When Willem Kloos’ poetry is mentioned, it is often the following line that comes to mind: I am a God in the profoundness of my thoughts.

In recent literary histories, Kloos has been portrayed as an emotionally unstable poet who wrote a handful of brilliant verses in his youth and after that lapsed into repetition and doggerel. However, to present Kloos’ oeuvre in this way is to detract from the role that his work played in literary history and the influence that it exerted on many generations of poets in the Netherlands and Flanders.

In 1894, Kloos published his collection Verses, which he compiled from the poems he had written up to that point as well as three longer pieces in verse form: Rhodopis, Okeanos and Sappho. A student of classical languages, Kloos used Greek myths to elucidate his views on the relationship between the emotions and the mind. These pieces are situated in the middle of the collection. Before them, there are 93 lyric verses followed by the so-called “insult sonnets”.

He wrote the lyric verses between approximately 1880 and 1888. He published them in separate volumes of De Nieuwe Gids, the magazine he co-founded in 1885. Kloos did not produce any poems in the late eighties and early nineties of the nineteenth century as a result of in-fighting between the editors. This changed in 1892 when he wrote a stream of over eighty insult sonnets, in which he remorselessly mocked his former friends and anyone else who had crossed him. Oddly enough, the poems in the collection are not arranged chronologically. Instead, the order is random and the poems are simply given a Roman numeral.

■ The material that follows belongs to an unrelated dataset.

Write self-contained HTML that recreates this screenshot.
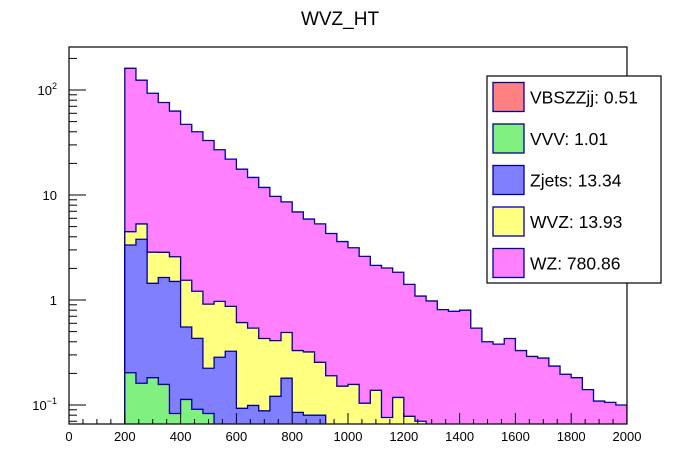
<!DOCTYPE html>
<html><head><meta charset="utf-8"><style>
body{margin:0;background:#fff}
svg{display:block;font-family:"Liberation Sans",sans-serif}
</style></head><body>
<svg id="c" width="696" height="472" viewBox="0 0 696 472" xmlns="http://www.w3.org/2000/svg">
<defs>
<clipPath id="clip"><rect x="69" y="47" width="558" height="377"/></clipPath>
</defs>
<text x="340" y="25" text-anchor="middle" font-size="19">WVZ_HT</text>
<g id="bars" clip-path="url(#clip)"></g>
<rect x="69" y="47" width="558" height="377" fill="none" stroke="#000" stroke-width="1.2"/>
<g id="axes"></g>
<g id="legend"></g>
</svg>
<script>
const binStart = 200;
const binWidth = 40;
const seriesNames = ["VBSZZjj","VVV","Zjets","WVZ","WZ"];
const legendLabels = ["VBSZZjj: 0.51","VVV: 1.01","Zjets: 13.34","WVZ: 13.93","WZ: 780.86"];
const vbsValues = [0,0,0,0,0,0,0,0,0,0,0,0,0,0,0,0,0,0,0,0,0,0,0,0,0,0,0,0,0,0,0,0,0,0,0,0,0,0,0,0,0,0,0,0,0];
const vvvValues = [0.203,0.161,0.182,0.157,0.083,0.113,0.091,0.083,0,0,0,0,0,0,0,0,0,0,0,0,0,0,0,0,0,0,0,0,0,0,0,0,0,0,0,0,0,0,0,0,0,0,0,0,0];
const zjetsValues = [3.14,3.63,1.26,1.48,1.42,0.44,0.34,0.141,0.285,0.325,0.093,0.099,0.088,0.121,0.18,0.085,0.08,0.08,0,0,0,0,0,0,0,0,0,0,0,0,0,0,0,0,0,0,0,0,0,0,0,0,0,0,0];
const wvzValues = [1.13,1.51,1.41,1.21,1.08,0.99,0.78,0.69,0.685,0.545,0.517,0.441,0.342,0.289,0.31,0.245,0.24,0.175,0.19,0.151,0.157,0.104,0.138,0.076,0.118,0.078,0.07,0,0,0,0,0,0,0,0,0,0,0,0,0,0,0,0,0,0];
const wzValues = [156.5,118.7,90.2,73.2,60.4,45.5,38.8,32.1,26.0,21.1,17.0,14.16,11.37,9.29,8.11,6.57,5.58,5.05,4.11,3.45,2.99,2.50,2.00,1.94,1.72,1.33,1.02,0.98,0.81,0.78,0.80,0.54,0.40,0.38,0.43,0.33,0.29,0.28,0.235,0.196,0.182,0.14,0.109,0.106,0.10];
const xTicks = [0,200,400,600,800,1000,1200,1400,1600,1800,2000];
const yTickLabels = ["10<tspan dy='-6' font-size='9'>2</tspan>","10","1","10<tspan dy='-6' font-size='9'>−1</tspan>"];
const yTickValues = [100,10,1,0.1];

const NS="http://www.w3.org/2000/svg";
const X0=69,X1=627,Y0=424,Y1=47;
function xs(v){return X0+(v/2000)*(X1-X0);}
function ys(v){if(v<=0) return Y0+5;return Math.min(Y0+5,300-105*Math.log10(v));}
function mk(tag,attrs,parent){const e=document.createElementNS(NS,tag);for(const k in attrs)e.setAttribute(k,attrs[k]);parent.appendChild(e);return e;}

const all=[vbsValues,vvvValues,zjetsValues,wvzValues,wzValues];
const fills=["#ff8080","#80f080","#8080ff","#ffff80","#ff80ff"];
const cum=[];let run=new Array(wzValues.length).fill(0);
for(let s=0;s<all.length;s++){run=run.map((r,i)=>r+all[s][i]);cum.push(run.slice());}
const bars=document.getElementById('bars');
for(let s=all.length-1;s>=0;s--){
  const c=cum[s];const n=c.length;
  let d="M"+xs(binStart)+","+(Y0+5);
  for(let i=0;i<n;i++){const xa=xs(binStart+i*binWidth),xb=xs(binStart+(i+1)*binWidth),y=ys(c[i]);d+=" L"+xa+","+y+" L"+xb+","+y;}
  d+=" L"+xs(binStart+n*binWidth)+","+(Y0+5)+" Z";
  const p=mk('path',{d:d,fill:fills[s],stroke:"#000099","stroke-width":"1.3"},bars);
  
  
}
const axes=document.getElementById('axes');


for(let v=0;v<=2000;v+=50){
  const maj=v%200===0;
  mk('line',{x1:xs(v),x2:xs(v),y1:Y0,y2:Y0-(maj?11:5),stroke:"#000","stroke-width":"1"},axes);
}
xTicks.forEach(v=>{
  const t=mk('text',{x:xs(v),y:Y0+17,"text-anchor":"middle","font-size":"13"},axes);
  t.textContent=v;
  
  
});
for(let e=-2;e<=2;e++){
  for(let m=1;m<10;m++){
    const v=m*Math.pow(10,e);const y=ys(v);
    if(y<Y1||y>Y0)continue;
    mk('line',{x1:X0,x2:X0+(m===1?17:8),y1:y,y2:y,stroke:"#000","stroke-width":"1"},axes);
  }
}
yTickValues.forEach((v,i)=>{
  const t=mk('text',{x:57,y:ys(v)+5,"text-anchor":"end","font-size":"13"},axes);
  t.innerHTML=yTickLabels[i];
  
  
});
const lg=document.getElementById('legend');
mk('rect',{x:487,y:76,width:174,height:207,fill:"#fff",stroke:"#000","stroke-width":"1.2"},lg);
for(let i=0;i<5;i++){
  const cy=97+i*41.5;
  const r=mk('rect',{x:493,y:cy-14.5,width:31,height:29,fill:fills[i],stroke:"#000099","stroke-width":"1.3"},lg);
  
  
  const t=mk('text',{x:530,y:cy+6.5,"font-size":"17.5"},lg);
  t.textContent=legendLabels[i];
  
  
}
</script>
</body></html>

Kloos used the sonnet form for most of his verses. He took great pains with the rhyme schemes, metre and rhythms of his poetry because he believed that the form of the poem was decisive for conveying his message.

Kloos’ debut collection is a classic of Dutch-language literature for several reasons. Above all, it is a work that both reflects and influences the time in which it was created

The lyric sonnets illustrate the break from the past that Kloos wanted to effect. He wanted to get rid of “hearthside poetry” and the attitude to poetry that prevailed in the Netherlands of the time, and he had the courage to fight for change. He used his poetry to do so as well as his critical work. The insult sonnets testify to an oppressive period - full of arguments and an editorial board that completely collapses.

The collection contains a number of poems that have easily withstood the test of time. Among these, the poems he wrote about the death of Jacques Perk, and the cycle The Book of Child and God, in which he addresses Albert Verwey, are prime examples.

The modern reader who picks up Kloos’ debut collection feels drawn to a poet who did not wish to fit in with conventions, sought his own path and felt compelled to write verses that went against the current.